My Lords, we are not imposing strong leadership; we are suggesting that there are three models which local authorities can adopt, each of which will give leaders more visibility, accountability and power. However, there is a choice, and there will be a lot to be decided by the local authority.

The noble Baroness asked about evidence. The prime evidence is the confusion which people feel about who is responsible for what. It is extremely difficult to find out what the council does, let alone what the divisions of responsibilities within the councils really mean.
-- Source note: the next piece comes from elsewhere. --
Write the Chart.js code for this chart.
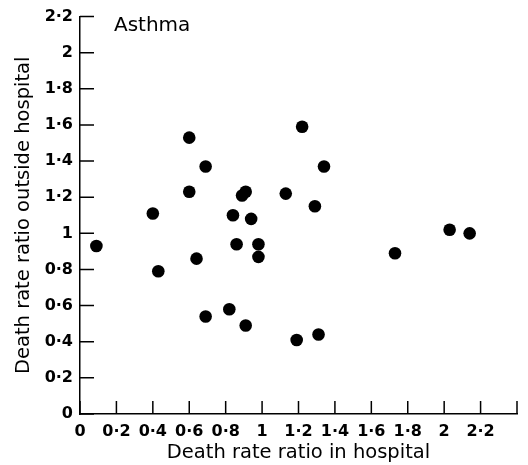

I have before me a customer survey on perceptions of local government in England, which shows, for example, that 70 per cent people do not believe that they can influence local decision-making, and that there is a great deal of genuine confusion about everything that local government does and who does it. I would be very happy to send that to the noble Baroness. Paragraph 3.16 of the White Paper refers to another survey which states that the role of the leader was perceived to have become stronger where there was an elected mayor. It showed too that, under the new arrangements, people felt that there had been a better articulation of policy and, therefore, greater satisfaction. I shall send her that information.

My Lords, I am required by procedure to adjourn the House for the lunch-break business. I beg to move that consideration on Report of the Legislative and Regulatory Reform Bill be now adjourned and shall not resume before 3.12 pm. The lunch-break business is not time-limited—I am always nervous when I say that. I know that there are quite a few speakers, but it is assumed that we will try to keep within an hour, out of fairness to the business which resumes thereafter. In moving that Report be adjourned, I give that gentle word of persuasion to the House.

Moved accordingly, and, on Question, Motion agreed to.